Palm futures inch up on tight supply fears

Malaysian  palm oil futures inched up 0.7 per cent yesterday as some investors took positions with an eye to potentially bullish vegetable oil stocks data in the Southeast Asian country due next week.

“They (the investors) want to be on the safe side,” said a trader with a local commodities brokerage. “Export data for the the first ten days of August are also expected to be much higher as well.”

The benchmark October contract on Bursa Malaysia’s Derivatives Exchange settled up RM16 at RM2,341, just 0.7 per cent off a seven-week high hit on Wednesday.

Malaysia’s palm oil stocks fell 3.7 per cent in July to a three-month low, as the upcoming Asian festival season spurred more demand at a time when output growth was hit by poor yields, analysts forecast in a Reuters poll.

Industry regulator the Malaysian Palm Oil Board will issue July palm oil data on Monday at 0430 GMT. Cargo surveyors Intertek Testing Services and Societe Generale de Surveillance will unveil August 1-10 on the same day.

Traders said expectations of tight supplies come as more palm oil product deals are expected in less than three weeks leading up to the Asian festival, starting with Ramadan and ending with China’s mid-Autumn festival in early October.

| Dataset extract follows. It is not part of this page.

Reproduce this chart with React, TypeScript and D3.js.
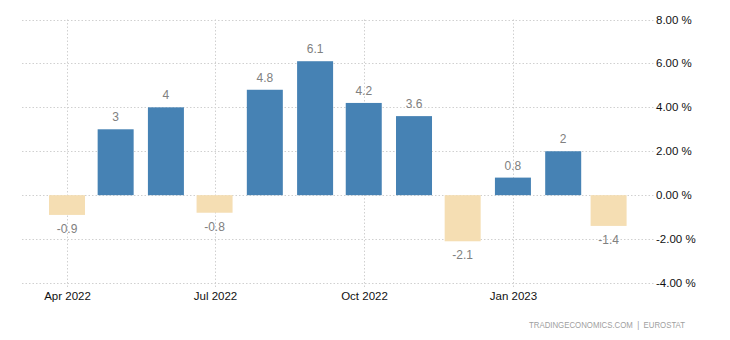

Ramadan, the Muslim holy month where fasts in the day are followed by feasts in the evening, will see a majority of the plantation workers in top producers Indonesia and Malaysia taking leave as well as spur orders from overseas Muslim buyers.

US crude oil edged down near US$71, worsening sentiment for vegetable oils like soyoil and rapeseed, which are increasingly channelled into the biofuel sector in Europe and South America.